I don’t remember to do this enough, but whenever I do it seems to help me feel better almost immediately. While the popular instruction for meditation typically involves closing your eyes and turning your gaze within, I find it can be more helpful to open your eyes and focus on something IRL (really on anything other than a screen.) It helpful to find a subject of the drama in a scene, whether it’s a bumble bee dancing along the buds of a field, or a dragonfly careening over the surface of a fountain, or the ways that dogs are playing together in a park.
Invite more negative space.
In college I used to babysit these three awesome kids in D.C. who were only allowed to watch television on the weekends. They were allowed to select one movie, and I was often there for this special occasion on a Friday or Saturday night when they would get so excited, eagerly announcing their selection of the film du jour. It always struck me how intently focused they were on the movie as we watched. They were probably between the ages of 5 to 10 at the time and their level of sincere focus was astounding, better than I could muster myself today, and they got so much joy from it. But of course they did! They had a precious 90 minutes of movie time and then it would be a whole week until the next! Anyhow, this feels like a worthwhile goal to pursue.
Replace (at least) one regular digital activity with an analog activity.
For me, this means I’m shifting back to plain old journaling by hand. I kept a daily journal in a Notion board for a year and a half (which was a terrific feat) but am finding myself now drawn to go back to writing in my paper journal.
I’m also obsessed with our record player. Ben bought me one for my birthday last year, and we usually will listen to it a few times/week. Because we are uber nerds, every month we stick to our budgets we get to go to the store and buy a new record. We recently hosted friends for a week at the house and every night (rather than watch TV or go out) we’d sit around and listen to records, and it was shocking to me how much it helped to slow down the sense of time passing.
What I’m Reading, Watching, Listening To & Eating
If I may say, Kening Zhu’s “Make Art for No Audience” is a lovely companion read to today’s essay.
Finally digging into Hillary McBride’s The Wisdom of Your Body.
American reliance on air conditioning is not only fueling the climate crisis, I also wonder what is happening existentially to our collective resistance to discomfort.
Artificial intelligence’s impact goes beyond emissions (“The exact effect that AI will have on the climate crisis is difficult to calculate.”) 🙃
The Four Biggest Myths about Political Persuasion (Plain English with Derek Thompson)
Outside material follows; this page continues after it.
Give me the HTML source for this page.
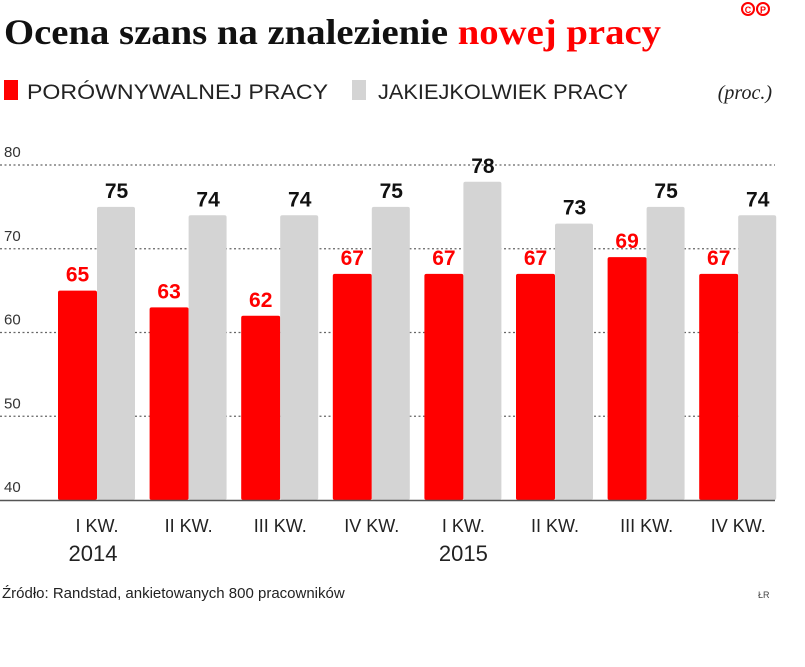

I Saw the TV Glow was very disturbing and very beautiful. I was so conflicted. This is the kind of thing I mean when I say expose yourself to works that make you feel things that don’t fit neatly into one box. I would not say I “liked” this movie, I would say it haunted me in a way that is constructive. (So perhaps the take-away is to watch more movies that have mid-80s reviews on Rotten Tomatoes??)
You, too, can develop your own taste. (This one is actually about cooking.)

Thank you so much for this thoughtful post, Kelly. Your writing manages to get beneath the surface every time and I appreciate that. And I particularly appreciate the link to Kening Zhu’s article.